Für ein Politikum sorgte das Begräbnis des Prälaten: Seit der Mitte des 15. Jahrhunderts hatten sich die Naumburger Bischöfe, sehr zum Missfallen des dortigen Domkapitels, sämtlich in der Stiftskirche zu Zeitz beisetzen lassen. Auch für Dietrich von Bockdorf war dies vorgesehen, doch ließen die Naumburger Domherren die Begräbnisfeierlichkeiten in Zeitz unterbrechen und den Leichnam ihres Bischofs in den Dom zu Naumburg bringen – der zweite Entführungsfall, in den dieser verwickelt wurde. Über seinem Grab wurde eine Platte aus Messing angebracht, die der Vischer-Werkstatt in Nürnberg zugeschrieben wird. Ihre lateinische Inschrift lautet auf Deutsch (Übersetzung Reinhard Lamp): „Im Jahre des Herrn 1466, am Sonntag Oculi (9. März), starb in Christi der ehren werte Vater und Herr, Herr Dietrich von Buckenstorf, beider Rechte Doktor, der Kirche von Naumburg Bischof. Seine Seele ruhe in Frieden. Amen.“ Wesentlich aufwändiger als diese recht konventionelle Inschrift ist eine zweite, die auf einer separaten Textplatte oberhalb des Grabes angebracht wurde. Das Gedicht besteht aus acht mit Binnen reimen verzahnten Hexametern und lautet in Übersetzung (R.L.): „Es geschah im Jahr doppelt siebenhundert zweimal drei und dann sechzig (nachdem Tag der Niederkunft der Jungfrau war es noch nicht vollendet), als der hervorragende Mann und beider Rechte ausgezeichneter Doktor, Dietrich von Bocksdorf benannt, nur für kurze Zeit Bischof dieser Kirche, hier am 7. Tag vor den Iden des März, dieser verehrungswürdige Mann und Spiegel des Rechtes, die Schuld des Fleisches zahlte.

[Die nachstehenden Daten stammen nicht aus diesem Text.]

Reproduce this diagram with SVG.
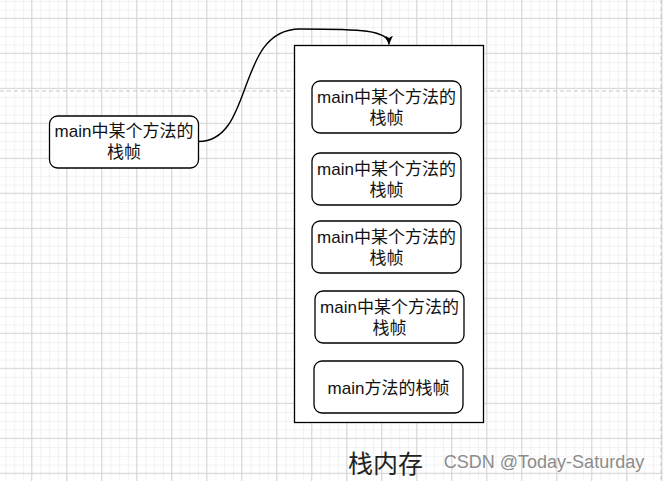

Ihn mögest Du, Christus, Du Guter, verbinden mit Dir, der Krone aller Lehrer.“
Dargestellt ist Borsdorf in seinem bischöflichen Ornat mit Mitra und Krummstab, seinem redenden Wappen sowie – als Bücherfreund – einem mächtigen Folianten in der linken Hand. In einer ersten Ausstellung der nun in Halle befreundlichen Sammlungen kann der Abrieb besichtigt werden, der den Lebensweg des Bischofs von Leipzig nach Zeitz und den Weg seiner Grabplatte von Naumburg nach Halle dokumentiert.